Tuesday, December 13, 2022

GUNS AT VOTING PLACES: WE MUST BAN OPEN-CARRY GUNS AT VOTING SITES, IT'S PLAIN INTIMIDATION (AS INTENDED IN THE 1876 SOUTH CAROLINA ELECTION POLL INSTRUCTIONAL FLYER TO PRE-KKK BLACK VOTER DISRUPTERS)

The Perched Eye blog is 12+ years old,  from 2009 with President Obama's election. Our focus has been eclectic ...  the styles and directions of American politics and culture, with an occasional comment on the impact of new technologies. Our observations sometimes attract a critical eye, but the 'pen' remains unblunted.

From the Nov 26, 2022, New York Times -"guns, protests and open-carry."

At Protests, Guns Are Doing the Talking

Armed Americans, often pushing a right-wing agenda, are increasingly using open-carry laws to intimidate opponents and shut down debate.

 the effects of more guns in public spaces have not been evenly felt. is uneven - with Democrats largely eschewing firearms and Republicans embracing them — . This has  has warped civic discourse. "Deploying the Second Amendment in service of the First has become a way to buttress a policy argument, a sort of silent, if intimidating, bullhorn."

One observer described a gathering at an LGBTQ rally.... “What I saw was described as "a group of folks who did not want to engage in any sort of dialogue and just wanted to impose their belief.”

A New York Times analysis of more than 700 armed demonstrations found that, at about 77 percent of them, people openly carrying guns represented right-wing views, such as opposition to L.G.B.T.Q. rights and abortion access, hostility to racial justice rallies and support for former President Donald J. Trump’s lie of winning the 2020 election.


From this blogsite: (

SATURDAY, DECEMBER 26, 2009

President Obama's First Year, Pt 1: From The Bottom of the Pit, The Spirit of South Carolina's Zombie Racism (Red Shirt Vigilantes) Rides Again)

The history of deliberately wearing(and openly showing) guns at political gatherings...to intimidate, especially at votng sites, goes back to America's days of Reconstruction (1870s) when the former Confederate supporters sought to cancel out the votes of newly-freed slaves.

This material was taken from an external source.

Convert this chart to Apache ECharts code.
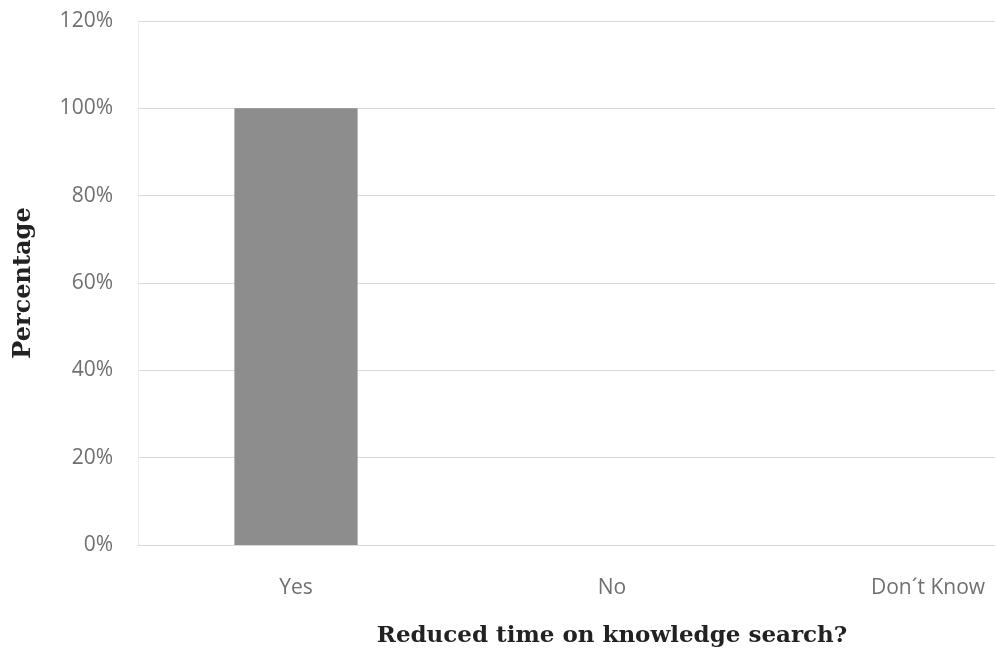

Also, the wearing of guns at the President's town meetings and the shouting of "Liar" by the South Carolina Congressman (Joe Wilson) is a strategy first laid down in print in post-Civil War Dixie in 1870 by the Dixie states in their efforts to squelch the voting of newly freed African-Americans by intimidation (showing of guns at town meetings and political rallies) and murder, if intimidation was not effective. Here is an excerpt from a  1876 South Carolina poster giving instructions to the white supremacist vigilante group, the South Carolina Red Shirts, how to intimidate and disrupt town meetings - the similarity with tactics used recently to disrupt Mr Obama's town meeting can't be denied:
2. That a Roster must be made of every white and of every Negro in the Townships and returned immediately to the County Executive Committee. 3. .... be armed with rifles and pistols and such other arms as they may command..... . . . 13. "... soon as their leaders or speakers begin to speak ..., tell them then and there to their faces, that they are liars, thieves and rascals, and are only trying to mislead the ignorant Negroes and if you get a chance get upon the platform and address the Negroes. 14. In speeches to Negroes you must remember that argument has no effect upon them; they can only be influenced by their fears, superstitions and cupidity. . . . Treat them so as to show them, you are the superior race, and that their natural position is that of subordination to the white man. . . . 16. Never threaten a man individually. If he deserves to be threatened, the necessities of the times require that he should die. . . . 29. Every club must be uniformed in a RED SHIRT and they must be sure and wear it upon all public meetings and particularly on the day of election. 30. Secrecy should shroud all of our transactions. Let not your left hand know what your right hand does.
(Source: William A. Sheppard, editor, Red Shirts Remembered: Southern Brigadiers of the Reconstruction Period (Ruralist Press, 1940), pp. 46-50, reprinted in Paul D. Escott, et al, eds., Major Problems in the History of the American South, vol. 2, second ed. (Boston: Houghton Mifflin, 1999), pp. 37-38.)